Masiyiwa decided to relocate his family and the
Econet headquarters to the Republic of South Africa in 2000. Some observers
suggested that he was going into exile from his homeland once again. Masiyiwa
himself said simply that South Africa was the best place from which to launch a
multinational corporation because it had the continent's most vibrant economy.
Masiyiwa further antagonized the Zimbabwe
government when TSMH bailed out the financially strapped opposition newspaper,
the Daily News . Masiyiwa eventually became a major shareholder in the
newspaper's parent company, Associated Newspapers of Zimbabwe, as well as the
company's chairman. The government responded by shutting down the newspaper in
the fall of 2003. The paper continued to publish sporadically, though, through
early 2004, and maintained an online version from South Africa. Masiyiwa sued
for permission to restart the presses in Zimbabwe. The Zimbabwean government
countered by starting criminal proceedings against four Daily News directors in
June 2004 on charges of illegally publishing the paper without a license.
Government officials also threatened to revoke Econet's license to operate in
Zimbabwe at that time.
The board of directors of Econet Wireless Nigeria
(EWN), a company in which Masiyiwa held a stake, ousted him in 2003 when he
failed to acquire necessary financing. A critic told South Africa's Financial
Mail that Masiyiwa "'talks up a storm' but often falls short on his
promises to raise capital" (December 5, 2003). The board turned instead to
Vodacom, a large South African telecommunications firm, which agreed to provide
capital in return for management rights.
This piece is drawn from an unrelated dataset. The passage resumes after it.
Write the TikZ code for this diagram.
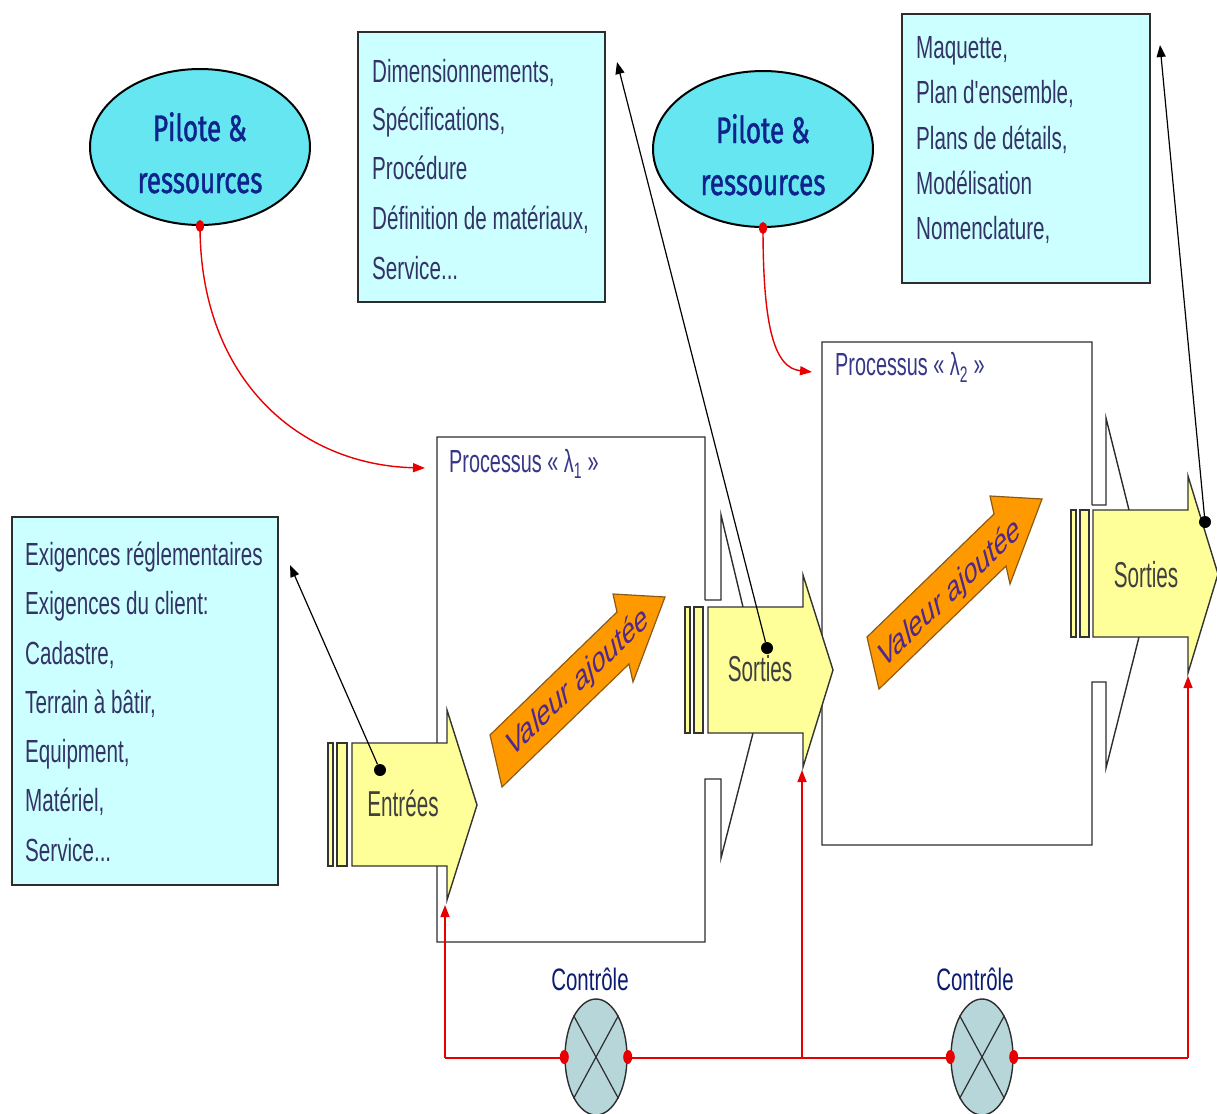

According to the New York Times ,
however, Masiyiwa vowed to regain control of EWN. He said, "We've taken on
Goliaths before" (January 15, 2004).
"Strive is driven by focus, determination and
passion," Norman Nyazema told the Financial Mail . "Failure is not an
option, no matter how many obstacles are thrown in his way" (December 5,
2003). Nyazema, who was a professor of pharmacology at South Africa's
University of the North and chairman of Econet Wireless Zimbabwe (EWZ), had gone
to school with Masiyiwa.
In the early months of 2004 Econet signed a 50/50
joint-venture agreement with Allied Technology (Altech), a South African
information technology company. With Altech's capital and Econet's experience
in telecommunications, the new company—dubbed Newco—announced its intention to
pursue an aggressive expansion strategy in the developing countries of Africa
and Asia.
Masiyiwa became a role model for other young
African entrepreneurs through his vision and persistence. He won numerous
national and international honors, including a place on Time magazine's list of
the world's most promising young executives in 2002. Masiyiwa attributed his
success in part to the ethical integrity he developed through the devotional
practice of reading the Bible for an hour every morning. He served on the
boards of such international development agencies as the Southern African
Enterprise Development Fund and the Rockefeller Foundation. He and his wife
Tsitsi also founded and funded a charitable trust that had provided
scholarships for more than five thousand AIDS orphans as of 2003.